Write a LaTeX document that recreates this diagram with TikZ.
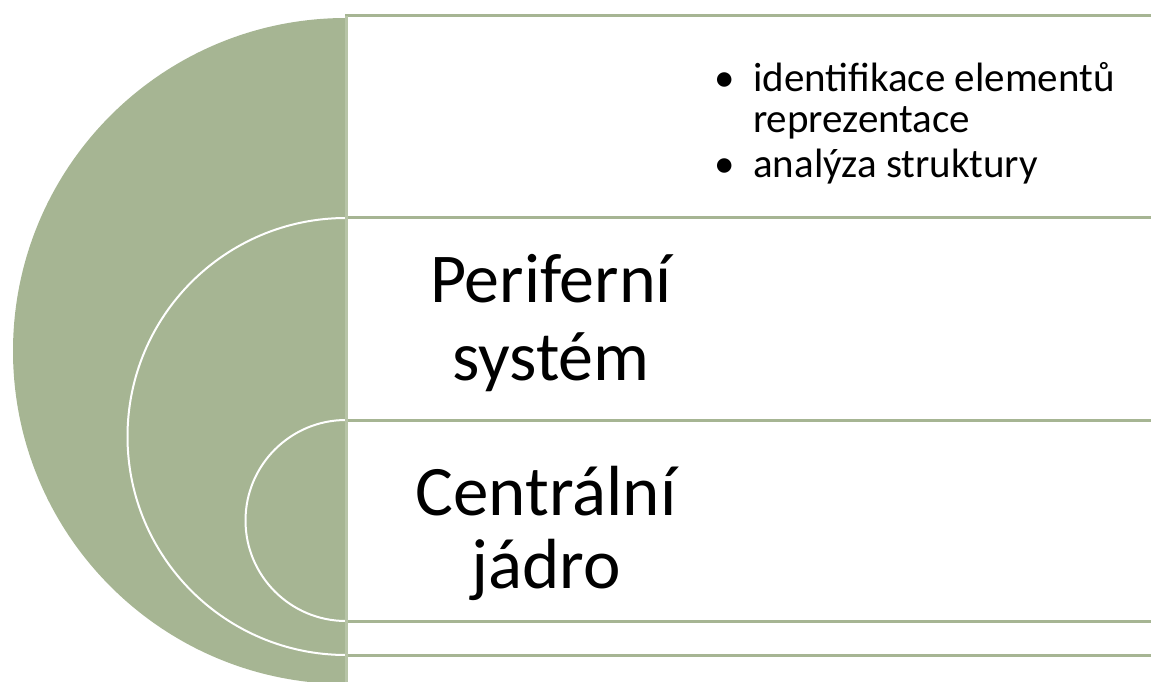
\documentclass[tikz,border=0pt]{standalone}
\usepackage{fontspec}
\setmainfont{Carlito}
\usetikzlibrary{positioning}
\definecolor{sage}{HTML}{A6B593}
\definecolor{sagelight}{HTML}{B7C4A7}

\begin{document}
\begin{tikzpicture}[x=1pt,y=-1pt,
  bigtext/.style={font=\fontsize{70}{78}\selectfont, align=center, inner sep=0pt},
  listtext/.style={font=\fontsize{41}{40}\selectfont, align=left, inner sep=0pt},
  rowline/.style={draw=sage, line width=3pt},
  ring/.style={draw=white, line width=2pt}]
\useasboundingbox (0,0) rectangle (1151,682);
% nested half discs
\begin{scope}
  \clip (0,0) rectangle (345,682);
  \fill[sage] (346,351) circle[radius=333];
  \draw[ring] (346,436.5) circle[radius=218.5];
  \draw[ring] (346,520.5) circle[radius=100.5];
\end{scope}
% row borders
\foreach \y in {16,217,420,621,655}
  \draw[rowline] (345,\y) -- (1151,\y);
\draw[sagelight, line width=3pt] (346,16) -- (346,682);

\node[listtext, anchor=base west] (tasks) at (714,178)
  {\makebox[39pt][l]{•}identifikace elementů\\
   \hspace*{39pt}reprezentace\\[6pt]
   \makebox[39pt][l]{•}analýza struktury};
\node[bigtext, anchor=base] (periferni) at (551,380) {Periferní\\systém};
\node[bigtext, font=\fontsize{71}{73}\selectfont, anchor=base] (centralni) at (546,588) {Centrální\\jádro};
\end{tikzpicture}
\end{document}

────────────────────────────────────────

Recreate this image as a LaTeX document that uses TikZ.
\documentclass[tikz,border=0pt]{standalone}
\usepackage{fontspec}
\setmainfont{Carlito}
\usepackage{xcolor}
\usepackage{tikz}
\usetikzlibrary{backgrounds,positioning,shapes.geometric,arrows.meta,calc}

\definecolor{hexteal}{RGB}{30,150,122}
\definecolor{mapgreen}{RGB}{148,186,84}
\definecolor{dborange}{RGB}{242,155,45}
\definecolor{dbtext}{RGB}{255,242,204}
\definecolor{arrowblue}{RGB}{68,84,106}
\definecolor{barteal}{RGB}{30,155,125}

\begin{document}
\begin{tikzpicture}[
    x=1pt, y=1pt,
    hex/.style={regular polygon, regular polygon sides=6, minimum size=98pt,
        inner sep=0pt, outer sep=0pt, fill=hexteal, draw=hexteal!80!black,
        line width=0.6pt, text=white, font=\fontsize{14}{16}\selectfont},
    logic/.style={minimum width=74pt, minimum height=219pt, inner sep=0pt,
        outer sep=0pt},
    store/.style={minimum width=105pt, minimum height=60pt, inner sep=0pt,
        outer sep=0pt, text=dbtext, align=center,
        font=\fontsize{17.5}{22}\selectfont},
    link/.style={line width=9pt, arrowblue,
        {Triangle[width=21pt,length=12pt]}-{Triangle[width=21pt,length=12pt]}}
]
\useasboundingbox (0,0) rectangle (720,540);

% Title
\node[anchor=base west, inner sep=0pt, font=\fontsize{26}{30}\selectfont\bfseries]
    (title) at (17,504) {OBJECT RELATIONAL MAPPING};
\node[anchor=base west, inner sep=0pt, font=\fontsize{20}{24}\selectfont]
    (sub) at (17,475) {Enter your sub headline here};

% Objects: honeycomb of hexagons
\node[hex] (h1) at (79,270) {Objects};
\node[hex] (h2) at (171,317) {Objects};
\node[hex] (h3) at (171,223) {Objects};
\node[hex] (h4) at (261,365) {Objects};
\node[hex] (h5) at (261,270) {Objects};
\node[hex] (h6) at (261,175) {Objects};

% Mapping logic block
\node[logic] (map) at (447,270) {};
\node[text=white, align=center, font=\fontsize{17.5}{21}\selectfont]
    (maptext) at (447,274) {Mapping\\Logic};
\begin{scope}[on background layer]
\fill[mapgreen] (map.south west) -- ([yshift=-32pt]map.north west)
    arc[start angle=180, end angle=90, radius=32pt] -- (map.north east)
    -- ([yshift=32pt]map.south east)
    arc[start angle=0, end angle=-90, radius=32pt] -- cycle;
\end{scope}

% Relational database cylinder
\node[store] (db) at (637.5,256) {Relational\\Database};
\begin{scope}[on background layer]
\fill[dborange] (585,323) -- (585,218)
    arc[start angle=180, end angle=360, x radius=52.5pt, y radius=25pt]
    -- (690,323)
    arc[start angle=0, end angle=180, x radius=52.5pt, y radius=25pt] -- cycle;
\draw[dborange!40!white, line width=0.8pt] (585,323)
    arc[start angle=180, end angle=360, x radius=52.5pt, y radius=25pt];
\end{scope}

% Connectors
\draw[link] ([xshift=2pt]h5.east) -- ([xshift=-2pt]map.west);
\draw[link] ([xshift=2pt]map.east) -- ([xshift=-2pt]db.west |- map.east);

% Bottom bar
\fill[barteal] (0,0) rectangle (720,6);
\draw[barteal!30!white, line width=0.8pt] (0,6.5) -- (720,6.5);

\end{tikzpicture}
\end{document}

────────────────────────────────────────

TASK OBJECTIVE: Your job is to reproduce the lines from the one with "Write a LaTeX" through the one with "(346,16) -- (346,682);", both kept, exactly as they are. Leave out the pictures.

EXERCISE ANSWER:
Write a LaTeX document that recreates this diagram with TikZ.
\documentclass[tikz,border=0pt]{standalone}
\usepackage{fontspec}
\setmainfont{Carlito}
\usetikzlibrary{positioning}
\definecolor{sage}{HTML}{A6B593}
\definecolor{sagelight}{HTML}{B7C4A7}

\begin{document}
\begin{tikzpicture}[x=1pt,y=-1pt,
  bigtext/.style={font=\fontsize{70}{78}\selectfont, align=center, inner sep=0pt},
  listtext/.style={font=\fontsize{41}{40}\selectfont, align=left, inner sep=0pt},
  rowline/.style={draw=sage, line width=3pt},
  ring/.style={draw=white, line width=2pt}]
\useasboundingbox (0,0) rectangle (1151,682);
% nested half discs
\begin{scope}
  \clip (0,0) rectangle (345,682);
  \fill[sage] (346,351) circle[radius=333];
  \draw[ring] (346,436.5) circle[radius=218.5];
  \draw[ring] (346,520.5) circle[radius=100.5];
\end{scope}
% row borders
\foreach \y in {16,217,420,621,655}
  \draw[rowline] (345,\y) -- (1151,\y);
\draw[sagelight, line width=3pt] (346,16) -- (346,682);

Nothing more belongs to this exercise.